BEGIN Given data

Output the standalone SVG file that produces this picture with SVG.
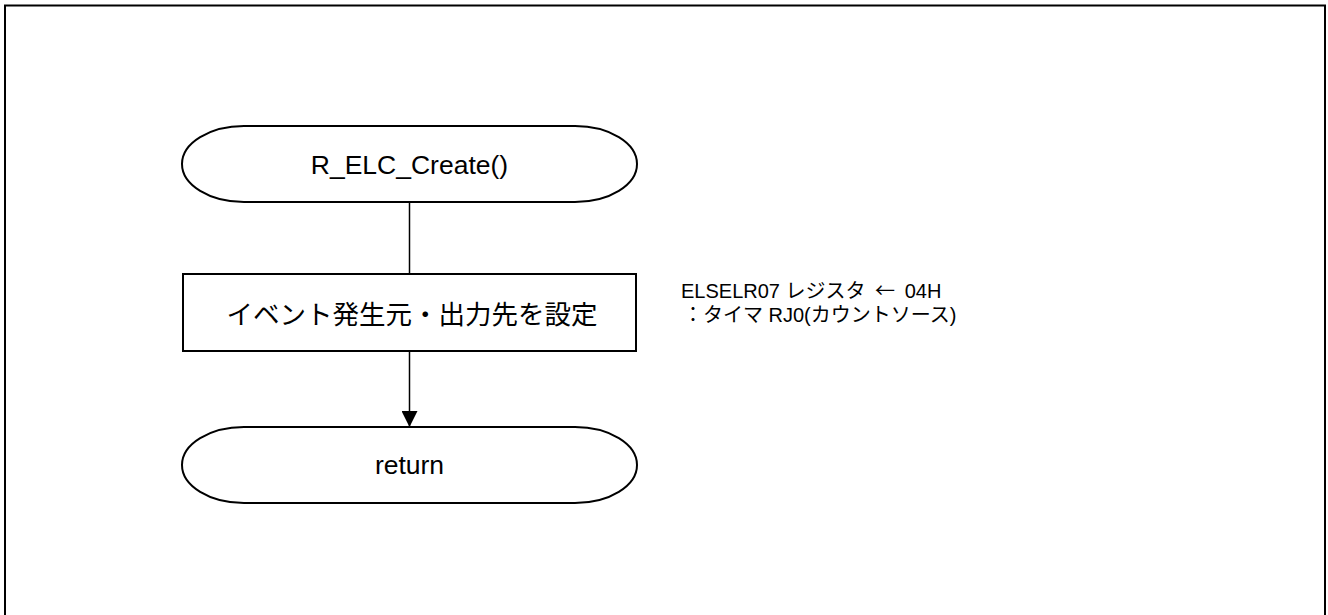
<svg xmlns="http://www.w3.org/2000/svg" width="1328" height="615" viewBox="0 0 1328 615">
<defs>
<style>
.shape{fill:#fff;stroke:#000;stroke-width:2}
.line{fill:none;stroke:#000;stroke-width:1.5}
.lbl{font-family:"Liberation Sans","Noto Sans CJK JP",sans-serif;font-size:26.5px;fill:#000;text-anchor:middle}
.note{font-family:"Liberation Sans","Noto Sans CJK JP",sans-serif;font-size:20px;fill:#000}
.cjk{font-family:"Noto Sans CJK JP",sans-serif}
</style>
<marker id="arr" markerWidth="16" markerHeight="16" refX="16" refY="8" orient="auto" markerUnits="userSpaceOnUse">
<path d="M0,0 L16,8 L0,16 Z" fill="#000"/>
</marker>
</defs>
<rect x="5" y="5.5" width="1320" height="620" fill="none" stroke="#000" stroke-width="2"/>
<g id="connectors">
<line class="line" x1="409.5" y1="202" x2="409.5" y2="274"/>
<line class="line" x1="409.5" y1="351" x2="409.5" y2="427" marker-end="url(#arr)"/>
</g>
<g id="start">
<rect class="shape" x="182" y="126" width="455" height="76" rx="62" ry="38"/>
<text class="lbl" x="409.5" y="174">R_ELC_Create()</text>
</g>
<g id="process">
<rect class="shape" x="183" y="274" width="453" height="77"/>
<text class="lbl" x="412" y="324">イベント発生元・出力先を設定</text>
</g>
<g id="end">
<rect class="shape" x="182" y="427" width="455" height="76" rx="62" ry="38"/>
<text class="lbl" x="409.5" y="474">return</text>
</g>
<g id="note">
<text class="note" x="681" y="298">ELSELR07 レジスタ <tspan class="cjk" dx="4">←</tspan><tspan dx="4"> 04H</tspan></text>
<text class="note" x="683" y="322">：タイマ RJ0(カウントソース)</text>
</g>
</svg>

END Given data

Given instruction:
Copy every line above word for word and exclude the pictures.

Task output:
Output the standalone SVG file that produces this picture with SVG.
<svg xmlns="http://www.w3.org/2000/svg" width="1328" height="615" viewBox="0 0 1328 615">
<defs>
<style>
.shape{fill:#fff;stroke:#000;stroke-width:2}
.line{fill:none;stroke:#000;stroke-width:1.5}
.lbl{font-family:"Liberation Sans","Noto Sans CJK JP",sans-serif;font-size:26.5px;fill:#000;text-anchor:middle}
.note{font-family:"Liberation Sans","Noto Sans CJK JP",sans-serif;font-size:20px;fill:#000}
.cjk{font-family:"Noto Sans CJK JP",sans-serif}
</style>
<marker id="arr" markerWidth="16" markerHeight="16" refX="16" refY="8" orient="auto" markerUnits="userSpaceOnUse">
<path d="M0,0 L16,8 L0,16 Z" fill="#000"/>
</marker>
</defs>
<rect x="5" y="5.5" width="1320" height="620" fill="none" stroke="#000" stroke-width="2"/>
<g id="connectors">
<line class="line" x1="409.5" y1="202" x2="409.5" y2="274"/>
<line class="line" x1="409.5" y1="351" x2="409.5" y2="427" marker-end="url(#arr)"/>
</g>
<g id="start">
<rect class="shape" x="182" y="126" width="455" height="76" rx="62" ry="38"/>
<text class="lbl" x="409.5" y="174">R_ELC_Create()</text>
</g>
<g id="process">
<rect class="shape" x="183" y="274" width="453" height="77"/>
<text class="lbl" x="412" y="324">イベント発生元・出力先を設定</text>
</g>
<g id="end">
<rect class="shape" x="182" y="427" width="455" height="76" rx="62" ry="38"/>
<text class="lbl" x="409.5" y="474">return</text>
</g>
<g id="note">
<text class="note" x="681" y="298">ELSELR07 レジスタ <tspan class="cjk" dx="4">←</tspan><tspan dx="4"> 04H</tspan></text>
<text class="note" x="683" y="322">：タイマ RJ0(カウントソース)</text>
</g>
</svg>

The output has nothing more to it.